Perhaps for the -300, certainly not for the -300ER. I am are of no
-300ER's that are JT9D powered. The -300 ER's MGTOW is up to 71,000
pounds higher than the -300. The -300 MGTOW is well below even the
-200ER's MGTOW.

>Qantas placed their initial 767-300 order on April 24, 1987.  By then,
>the 767-300 had been delivered with JT9D and CF6-80 engines.  It had
>also flown with PW4000s, but that combination had not yet been

QANTAS only bought the -300ER variant, and while you probably could
use the JT9D on the -300ER, I don't know of anyone who did. It would
imply a fairly sizeable loss in MGTOW. The largest JT9D is 56,000
pounds, the CF6-80 used on the -300ER's is rated at 60,800 pounds
thrust, and also has an SFC advantage over the largest of the JT9D's
almost 10%. On the long haul routes QANTAS operates the -300ER's, the
loss of payload and the higher fuel burn on the JT9's would have been
a significant problem.

>Lack of deliveries at time of order is not in itself a plausible
>reason for an airline to avoid an engine, however, since *somebody*
>has to take the first step.  More plausible is that Qantas, like many
>JT9D operators, had not had a good experience with them.  When they
>ordered their 767-300s, they weren't about to repeat their mistake and
>order more Pratts, old or new.  They switched from the JT9D to RB.211
>for later 747 orders for the same reason.

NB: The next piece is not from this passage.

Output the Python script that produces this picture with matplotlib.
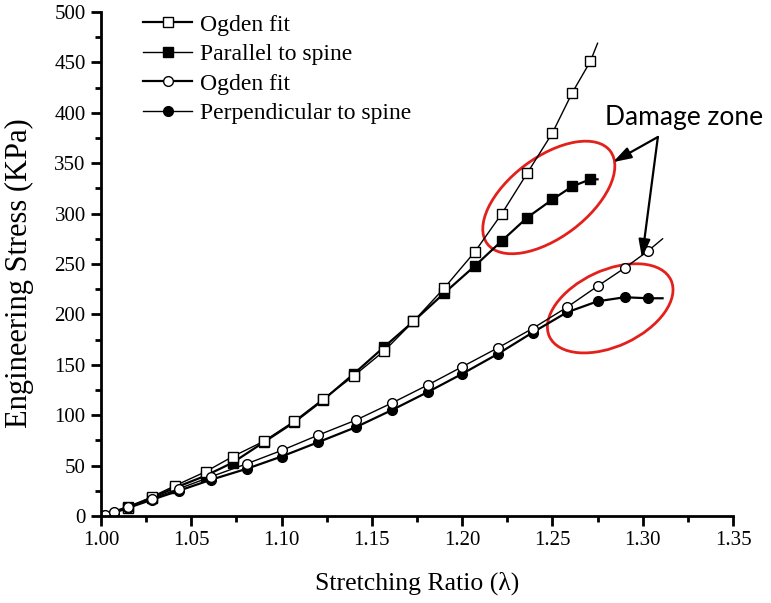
import matplotlib
matplotlib.use('Agg')
import matplotlib.pyplot as plt
import matplotlib.transforms as mtransforms
from matplotlib.patches import Ellipse
from matplotlib.ticker import MultipleLocator

# marker positions
sq_x = [1.000, 1.015, 1.028, 1.041, 1.058, 1.073, 1.090, 1.107, 1.123, 1.140,
        1.157, 1.173, 1.190, 1.207, 1.222, 1.236, 1.250, 1.261, 1.271]
ogden_par_y = [0, 8, 19, 30, 44, 59, 74, 94, 116, 139,
               164, 193, 226, 262, 300, 340, 380, 420, 451]
par_y = [0, 9, 18, 28, 40, 53, 73, 93, 115, 141,
         168, 193, 221, 248, 273, 296, 314, 327, 334]
ogden_par_end = (1.275, 469)
par_end = (1.275, 334)

circ_x = [1.002, 1.007, 1.015, 1.028, 1.043, 1.061, 1.081, 1.100, 1.120, 1.141,
          1.161, 1.181, 1.200, 1.220, 1.239, 1.258, 1.275, 1.290, 1.303]
ogden_perp_y = [1, 4, 9, 17, 27, 39, 52, 65, 80, 95,
                112, 130, 148, 167, 186, 207, 228, 246, 263]
perp_y = [0, 3, 8, 16, 25, 36, 47, 59, 73, 88,
          105, 123, 141, 161, 182, 202, 213, 217, 216]
ogden_perp_end = (1.311, 275)
perp_end = (1.311, 216)

x_ticks = [1.00, 1.05, 1.10, 1.15, 1.20, 1.25, 1.30, 1.35]
y_ticks = [0, 50, 100, 150, 200, 250, 300, 350, 400, 450, 500]

# damage zones: centre (data), size in inches, angle
zones = [((1.248, 316), 1.54, 0.80, 37), ((1.282, 206), 1.34, 0.76, 25)]
arrow_start = (1.3084, 376)
arrow_tips = [(1.2835, 351), (1.2996, 256)]

plt.rcParams['font.family'] = ['Liberation Serif', 'DejaVu Serif']

fig = plt.figure(figsize=(7.71, 6.03), dpi=100)
ax = fig.add_axes([0.131, 0.1443, 0.8197, 0.8358])


def with_end(xs, ys, end):
    return list(xs) + [end[0]], list(ys) + [end[1]]


n = len(sq_x)
x, y = with_end(sq_x, par_y, par_end)
ax.plot(x, y, '-', color='black', lw=1.6, marker='s', ms=6.5,
        mfc='black', mec='black', markevery=list(range(n)))
x, y = with_end(sq_x, ogden_par_y, ogden_par_end)
ax.plot(x, y, '-', color='black', lw=1.0, marker='s', ms=6.5,
        mfc='white', mec='black', mew=1.0, markevery=list(range(n)))

n = len(circ_x)
x, y = with_end(circ_x, perp_y, perp_end)
ax.plot(x, y, '-', color='black', lw=1.6, marker='o', ms=7,
        mfc='black', mec='black', markevery=list(range(n)))
x, y = with_end(circ_x, ogden_perp_y, ogden_perp_end)
ax.plot(x, y, '-', color='black', lw=1.0, marker='o', ms=7,
        mfc='white', mec='black', mew=1.0, markevery=list(range(n)))

# legend handles
handles = [
    plt.Line2D([], [], color='black', lw=1.6, marker='s', ms=6.5, mfc='white', mec='black'),
    plt.Line2D([], [], color='black', lw=1.0, marker='s', ms=6.5, mfc='black', mec='black'),
    plt.Line2D([], [], color='black', lw=1.6, marker='o', ms=7, mfc='white', mec='black'),
    plt.Line2D([], [], color='black', lw=1.0, marker='o', ms=7, mfc='black', mec='black'),
]
labels = ['Ogden fit', 'Parallel to spine', 'Ogden fit', 'Perpendicular to spine']
ax.legend(handles, labels, loc='upper left', bbox_to_anchor=(0.066, 0.996),
          frameon=False, fontsize=17, handlelength=2.1, handletextpad=0.34,
          labelspacing=0.34, borderpad=0, borderaxespad=0)

for (cx, cy), w, h, ang in zones:
    trans = fig.dpi_scale_trans + mtransforms.ScaledTranslation(cx, cy, ax.transData)
    ax.add_patch(Ellipse((0, 0), w, h, angle=ang, transform=trans, fill=False,
                         edgecolor='#e3211c', lw=2.0, clip_on=False))

for tip in arrow_tips:
    ax.annotate('', xy=tip, xytext=arrow_start,
                arrowprops=dict(arrowstyle='-|>,head_length=1.1,head_width=0.35',
                                color='black', lw=1.6, shrinkA=0, shrinkB=0))
ax.text(1.279, 388, 'Damage zone', fontsize=19, family=['Lato', 'DejaVu Sans'],
        ha='left', va='baseline')

ax.set_xlim(1.00, 1.35)
ax.set_ylim(0, 500)
ax.set_xticks(x_ticks)
ax.set_xticklabels(['%.2f' % v for v in x_ticks])
ax.set_yticks(y_ticks)
ax.xaxis.set_minor_locator(MultipleLocator(0.025))
ax.yaxis.set_minor_locator(MultipleLocator(25))
ax.tick_params(which='major', direction='out', length=7, width=2, labelsize=15, pad=4)
ax.tick_params(which='minor', direction='out', length=4, width=2)
for side in ['top', 'right']:
    ax.spines[side].set_visible(False)
for side in ['left', 'bottom']:
    ax.spines[side].set_linewidth(2)

ax.set_xlabel('Stretching Ratio (λ)', fontsize=18.5, labelpad=15)
ax.set_ylabel('Engineering Stress (KPa)', fontsize=22)
ax.yaxis.set_label_coords(-0.106, 0.482)

fig.savefig('out.png', dpi=100)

I don't believe that was the reason. They bought the 767-200's long
after the airline was buying 747's with RR engines.  My understanding
is they got better fuel economy on the RB211-524D4D's. On the QANTAS
route structure, that was not a trivial issue. A few per cent
difference in SFC if you keep flying 5-7000 miles leg is a lot of
money as both fuel saved, and cargo carried.

>>RR had only one customer (I think it still does, BA).
>At the time of Qantas' order, RR had no customers at all, since the BA
>order for 25 767-300s with RB.211 engines wasn't placed until August
>14, 1987.  There's one other customer for RR-powered 767s -- China
>Yunnan has three, the last delivered just this past January, with
>options for two more.  Nice engines, but you've got to be nuts to buy
>them on the 767 because the small world-wide fleet means their resale
>value is extremely low.

QANTAS knows all about that, they have a couple of 747-SP's that are
unique. (They have the only SP's with RB211-524D4D's in the world), in
fact there appear to be only 3 or 4 RR equpped SP's  ever built.